I have picked-up WBZ in the Detroit area in the daytime on several occasions - most recently several weeks ago. Station sounded a little fuzzy but you could hear what was being broadcast. There was some fade in and out.
 
Wthom100 said:
I have picked-up WBZ in the Detroit area in the daytime on several occasions - most recently several weeks ago. Station sounded a little fuzzy but you could hear what was being broadcast. There was some fade in and out.

Unless the 5000-watt daytimer on 1030 in the Detroit area (WUFL Sterling Heights) has gone silent, that seems unlikely.

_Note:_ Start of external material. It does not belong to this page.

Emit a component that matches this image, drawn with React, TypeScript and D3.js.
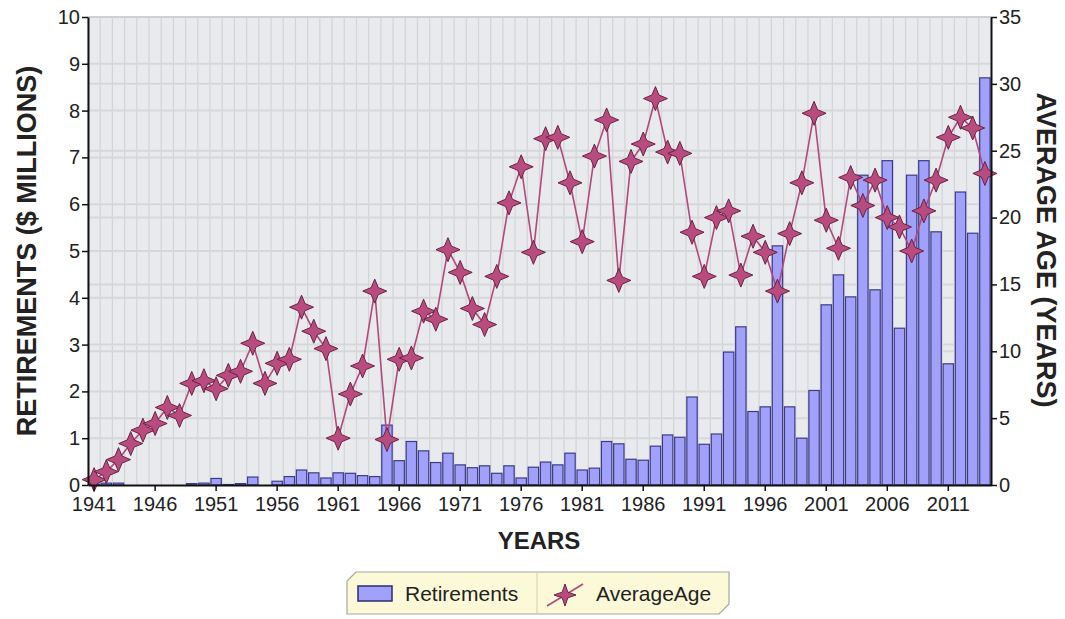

I have some tapes from the mid-90s of WUFL signing off, with a rock-solid WBZ coming in right behind it as soon as the carrier dropped, though.
 
Wthom100 said:
I have picked-up WBZ in the Detroit area in the daytime on several occasions - most recently several weeks ago. Station sounded a little fuzzy but you could hear what was being broadcast. There was some fade in and out.


From hearing all the various reports of daytime land catches, I'm starting to think that winter time DXing in those northern areas almost always involves some skywave activity no matter what time of day it is. When I first discovered DXing as a kid near Philly, I noticed I could sometimes get WKBW Buffalo in the daytime too, though not nearly as good as the night time signal.
 
In the last 20 years, during the winter, I've heard WBZ two or three times mid-day (within an hour of noon) here in Lexington, KY. As a teenager in Southern California in the early 1960's, WBZ was a nightly regular with WLS, WHO, KDKA and many others. All the Chicago Class 1-A CCs were regulars in California back then (WMAQ, WGN, WBBM). Then, for some reason, The FCC decided to clutter up the AM band and DX like that is really tough these days.